**Dataset records:**
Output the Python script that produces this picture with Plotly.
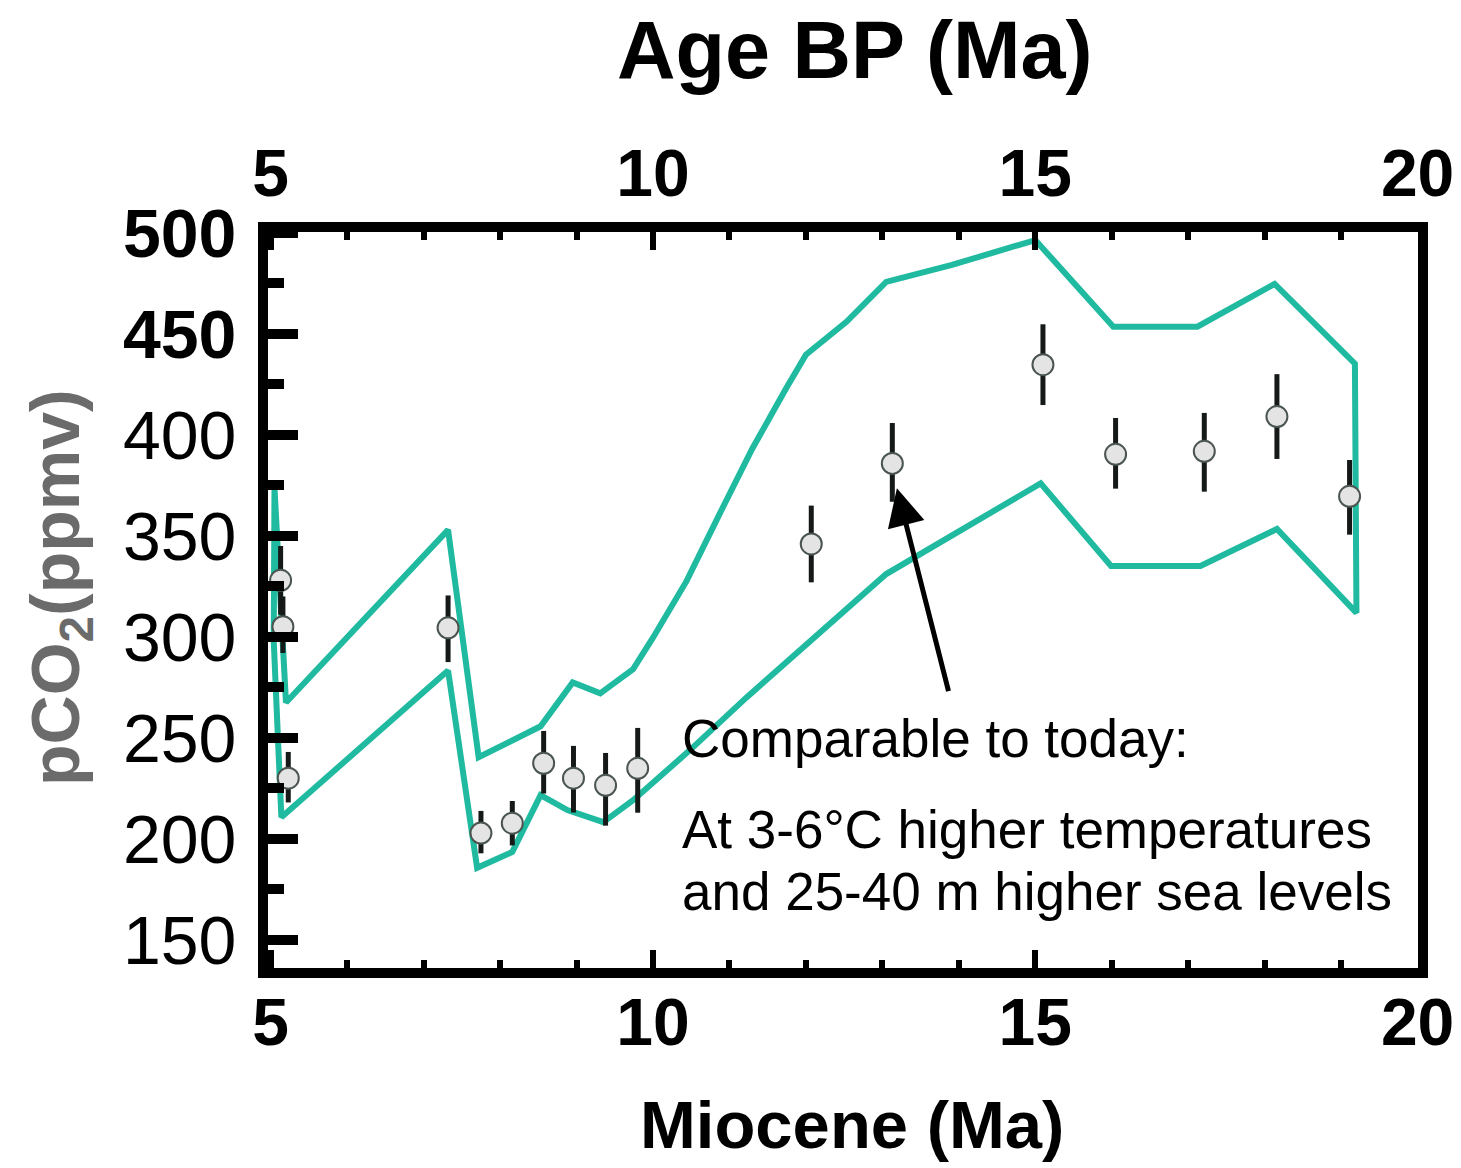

* * *

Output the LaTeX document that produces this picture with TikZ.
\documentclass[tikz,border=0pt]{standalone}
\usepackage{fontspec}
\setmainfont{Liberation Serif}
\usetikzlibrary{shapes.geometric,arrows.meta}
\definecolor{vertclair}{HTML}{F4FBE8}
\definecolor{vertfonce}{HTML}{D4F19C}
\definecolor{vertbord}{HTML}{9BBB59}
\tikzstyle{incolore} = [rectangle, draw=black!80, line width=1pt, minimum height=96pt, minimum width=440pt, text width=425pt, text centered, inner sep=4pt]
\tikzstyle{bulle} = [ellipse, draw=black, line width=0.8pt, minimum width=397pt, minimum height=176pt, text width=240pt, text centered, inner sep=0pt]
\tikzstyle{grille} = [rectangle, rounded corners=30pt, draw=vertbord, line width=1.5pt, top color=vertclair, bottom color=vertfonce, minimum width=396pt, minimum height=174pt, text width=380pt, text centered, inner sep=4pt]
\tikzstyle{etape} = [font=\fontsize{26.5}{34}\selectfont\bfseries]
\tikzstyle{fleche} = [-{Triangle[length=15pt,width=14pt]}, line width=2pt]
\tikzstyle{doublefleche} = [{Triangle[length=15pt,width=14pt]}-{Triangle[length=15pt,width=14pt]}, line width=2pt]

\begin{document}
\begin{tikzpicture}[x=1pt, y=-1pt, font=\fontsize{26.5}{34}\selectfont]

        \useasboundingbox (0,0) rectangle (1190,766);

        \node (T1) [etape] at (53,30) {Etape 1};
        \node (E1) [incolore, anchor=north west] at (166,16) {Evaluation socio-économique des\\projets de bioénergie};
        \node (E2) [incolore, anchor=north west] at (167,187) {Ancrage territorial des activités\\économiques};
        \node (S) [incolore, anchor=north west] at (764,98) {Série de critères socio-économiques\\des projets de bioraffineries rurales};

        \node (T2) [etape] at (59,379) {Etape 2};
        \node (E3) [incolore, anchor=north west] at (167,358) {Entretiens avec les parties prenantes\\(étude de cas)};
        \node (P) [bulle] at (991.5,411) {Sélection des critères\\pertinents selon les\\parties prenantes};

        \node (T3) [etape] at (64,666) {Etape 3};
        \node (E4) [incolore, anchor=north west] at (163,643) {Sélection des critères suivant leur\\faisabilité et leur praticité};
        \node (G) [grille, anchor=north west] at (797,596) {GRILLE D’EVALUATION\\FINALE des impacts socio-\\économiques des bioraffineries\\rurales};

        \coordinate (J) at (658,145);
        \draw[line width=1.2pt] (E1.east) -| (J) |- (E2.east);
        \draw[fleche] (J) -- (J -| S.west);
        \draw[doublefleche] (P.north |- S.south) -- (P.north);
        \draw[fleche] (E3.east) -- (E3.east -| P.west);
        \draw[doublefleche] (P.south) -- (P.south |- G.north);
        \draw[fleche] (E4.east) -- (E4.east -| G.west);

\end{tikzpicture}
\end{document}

**Short problem:** Select, from the listing, all lines that include the word "Output".

**Response to the exercise:**
Output the Python script that produces this picture with Plotly.
Output the LaTeX document that produces this picture with TikZ.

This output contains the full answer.